Transcribe all of the material exactly, except for its pictures.

━━━━━ Information provided ━━━━━

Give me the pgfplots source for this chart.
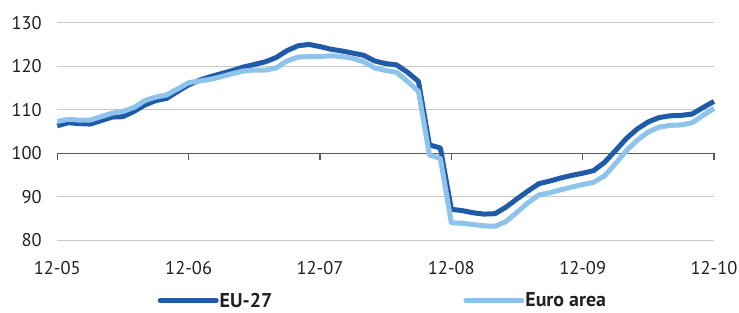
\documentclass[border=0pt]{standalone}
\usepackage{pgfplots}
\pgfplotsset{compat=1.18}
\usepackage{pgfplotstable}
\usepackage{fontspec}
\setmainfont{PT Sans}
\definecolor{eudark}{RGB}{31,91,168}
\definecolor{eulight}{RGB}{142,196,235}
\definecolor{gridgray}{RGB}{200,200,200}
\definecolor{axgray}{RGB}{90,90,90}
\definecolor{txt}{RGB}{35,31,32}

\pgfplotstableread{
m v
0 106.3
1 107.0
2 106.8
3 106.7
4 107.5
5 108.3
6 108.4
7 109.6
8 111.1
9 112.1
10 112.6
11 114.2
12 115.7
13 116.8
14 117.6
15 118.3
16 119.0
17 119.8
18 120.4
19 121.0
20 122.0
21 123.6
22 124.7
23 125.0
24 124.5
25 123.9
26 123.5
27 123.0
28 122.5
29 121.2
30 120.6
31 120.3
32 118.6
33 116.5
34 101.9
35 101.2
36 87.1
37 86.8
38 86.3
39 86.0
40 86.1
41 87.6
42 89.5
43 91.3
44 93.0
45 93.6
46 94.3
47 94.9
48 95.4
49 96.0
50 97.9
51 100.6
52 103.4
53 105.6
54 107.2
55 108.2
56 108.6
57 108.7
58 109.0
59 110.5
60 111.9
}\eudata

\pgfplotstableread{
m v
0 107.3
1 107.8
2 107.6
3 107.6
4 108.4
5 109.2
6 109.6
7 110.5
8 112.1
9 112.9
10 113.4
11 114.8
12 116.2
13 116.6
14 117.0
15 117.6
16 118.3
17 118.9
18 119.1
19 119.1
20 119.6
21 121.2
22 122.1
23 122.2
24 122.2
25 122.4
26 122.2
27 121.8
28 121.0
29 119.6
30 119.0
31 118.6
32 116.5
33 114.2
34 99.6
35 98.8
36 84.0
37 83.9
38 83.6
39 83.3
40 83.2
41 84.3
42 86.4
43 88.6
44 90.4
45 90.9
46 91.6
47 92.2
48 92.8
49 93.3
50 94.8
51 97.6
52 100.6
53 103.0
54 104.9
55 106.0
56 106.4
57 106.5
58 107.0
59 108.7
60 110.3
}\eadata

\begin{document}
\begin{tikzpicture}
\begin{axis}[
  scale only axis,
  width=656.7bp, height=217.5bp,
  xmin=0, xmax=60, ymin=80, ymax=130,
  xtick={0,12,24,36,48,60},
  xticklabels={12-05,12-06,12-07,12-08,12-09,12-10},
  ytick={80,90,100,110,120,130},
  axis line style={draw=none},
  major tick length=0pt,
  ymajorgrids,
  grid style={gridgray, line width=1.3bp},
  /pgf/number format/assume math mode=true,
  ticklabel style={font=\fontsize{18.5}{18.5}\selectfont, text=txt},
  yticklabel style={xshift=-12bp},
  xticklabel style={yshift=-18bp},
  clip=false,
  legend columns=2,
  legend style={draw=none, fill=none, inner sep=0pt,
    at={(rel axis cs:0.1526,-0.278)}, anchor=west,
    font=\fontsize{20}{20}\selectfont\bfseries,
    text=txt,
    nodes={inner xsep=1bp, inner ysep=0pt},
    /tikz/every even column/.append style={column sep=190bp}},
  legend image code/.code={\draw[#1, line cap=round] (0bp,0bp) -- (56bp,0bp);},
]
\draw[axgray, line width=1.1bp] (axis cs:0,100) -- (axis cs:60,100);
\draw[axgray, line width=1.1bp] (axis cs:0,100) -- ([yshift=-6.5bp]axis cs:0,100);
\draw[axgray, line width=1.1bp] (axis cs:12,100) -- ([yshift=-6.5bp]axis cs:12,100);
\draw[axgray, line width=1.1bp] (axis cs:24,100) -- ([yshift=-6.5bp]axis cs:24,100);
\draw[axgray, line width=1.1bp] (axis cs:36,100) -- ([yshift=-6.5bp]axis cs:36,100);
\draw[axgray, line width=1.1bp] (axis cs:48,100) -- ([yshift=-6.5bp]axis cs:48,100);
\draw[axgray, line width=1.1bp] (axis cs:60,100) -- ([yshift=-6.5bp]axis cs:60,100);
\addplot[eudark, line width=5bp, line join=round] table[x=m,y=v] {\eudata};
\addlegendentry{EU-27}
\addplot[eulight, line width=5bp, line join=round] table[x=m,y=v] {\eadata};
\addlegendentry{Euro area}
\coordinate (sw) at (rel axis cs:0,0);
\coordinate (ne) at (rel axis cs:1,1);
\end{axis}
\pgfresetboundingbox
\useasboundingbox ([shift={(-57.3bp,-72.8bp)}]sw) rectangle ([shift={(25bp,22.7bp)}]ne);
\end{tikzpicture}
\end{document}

━━━━━

> **Answer to this problem**:
Give me the pgfplots source for this chart.
\documentclass[border=0pt]{standalone}
\usepackage{pgfplots}
\pgfplotsset{compat=1.18}
\usepackage{pgfplotstable}
\usepackage{fontspec}
\setmainfont{PT Sans}
\definecolor{eudark}{RGB}{31,91,168}
\definecolor{eulight}{RGB}{142,196,235}
\definecolor{gridgray}{RGB}{200,200,200}
\definecolor{axgray}{RGB}{90,90,90}
\definecolor{txt}{RGB}{35,31,32}

\pgfplotstableread{
m v
0 106.3
1 107.0
2 106.8
3 106.7
4 107.5
5 108.3
6 108.4
7 109.6
8 111.1
9 112.1
10 112.6
11 114.2
12 115.7
13 116.8
14 117.6
15 118.3
16 119.0
17 119.8
18 120.4
19 121.0
20 122.0
21 123.6
22 124.7
23 125.0
24 124.5
25 123.9
26 123.5
27 123.0
28 122.5
29 121.2
30 120.6
31 120.3
32 118.6
33 116.5
34 101.9
35 101.2
36 87.1
37 86.8
38 86.3
39 86.0
40 86.1
41 87.6
42 89.5
43 91.3
44 93.0
45 93.6
46 94.3
47 94.9
48 95.4
49 96.0
50 97.9
51 100.6
52 103.4
53 105.6
54 107.2
55 108.2
56 108.6
57 108.7
58 109.0
59 110.5
60 111.9
}\eudata

\pgfplotstableread{
m v
0 107.3
1 107.8
2 107.6
3 107.6
4 108.4
5 109.2
6 109.6
7 110.5
8 112.1
9 112.9
10 113.4
11 114.8
12 116.2
13 116.6
14 117.0
15 117.6
16 118.3
17 118.9
18 119.1
19 119.1
20 119.6
21 121.2
22 122.1
23 122.2
24 122.2
25 122.4
26 122.2
27 121.8
28 121.0
29 119.6
30 119.0
31 118.6
32 116.5
33 114.2
34 99.6
35 98.8
36 84.0
37 83.9
38 83.6
39 83.3
40 83.2
41 84.3
42 86.4
43 88.6
44 90.4
45 90.9
46 91.6
47 92.2
48 92.8
49 93.3
50 94.8
51 97.6
52 100.6
53 103.0
54 104.9
55 106.0
56 106.4
57 106.5
58 107.0
59 108.7
60 110.3
}\eadata

\begin{document}
\begin{tikzpicture}
\begin{axis}[
  scale only axis,
  width=656.7bp, height=217.5bp,
  xmin=0, xmax=60, ymin=80, ymax=130,
  xtick={0,12,24,36,48,60},
  xticklabels={12-05,12-06,12-07,12-08,12-09,12-10},
  ytick={80,90,100,110,120,130},
  axis line style={draw=none},
  major tick length=0pt,
  ymajorgrids,
  grid style={gridgray, line width=1.3bp},
  /pgf/number format/assume math mode=true,
  ticklabel style={font=\fontsize{18.5}{18.5}\selectfont, text=txt},
  yticklabel style={xshift=-12bp},
  xticklabel style={yshift=-18bp},
  clip=false,
  legend columns=2,
  legend style={draw=none, fill=none, inner sep=0pt,
    at={(rel axis cs:0.1526,-0.278)}, anchor=west,
    font=\fontsize{20}{20}\selectfont\bfseries,
    text=txt,
    nodes={inner xsep=1bp, inner ysep=0pt},
    /tikz/every even column/.append style={column sep=190bp}},
  legend image code/.code={\draw[#1, line cap=round] (0bp,0bp) -- (56bp,0bp);},
]
\draw[axgray, line width=1.1bp] (axis cs:0,100) -- (axis cs:60,100);
\draw[axgray, line width=1.1bp] (axis cs:0,100) -- ([yshift=-6.5bp]axis cs:0,100);
\draw[axgray, line width=1.1bp] (axis cs:12,100) -- ([yshift=-6.5bp]axis cs:12,100);
\draw[axgray, line width=1.1bp] (axis cs:24,100) -- ([yshift=-6.5bp]axis cs:24,100);
\draw[axgray, line width=1.1bp] (axis cs:36,100) -- ([yshift=-6.5bp]axis cs:36,100);
\draw[axgray, line width=1.1bp] (axis cs:48,100) -- ([yshift=-6.5bp]axis cs:48,100);
\draw[axgray, line width=1.1bp] (axis cs:60,100) -- ([yshift=-6.5bp]axis cs:60,100);
\addplot[eudark, line width=5bp, line join=round] table[x=m,y=v] {\eudata};
\addlegendentry{EU-27}
\addplot[eulight, line width=5bp, line join=round] table[x=m,y=v] {\eadata};
\addlegendentry{Euro area}
\coordinate (sw) at (rel axis cs:0,0);
\coordinate (ne) at (rel axis cs:1,1);
\end{axis}
\pgfresetboundingbox
\useasboundingbox ([shift={(-57.3bp,-72.8bp)}]sw) rectangle ([shift={(25bp,22.7bp)}]ne);
\end{tikzpicture}
\end{document}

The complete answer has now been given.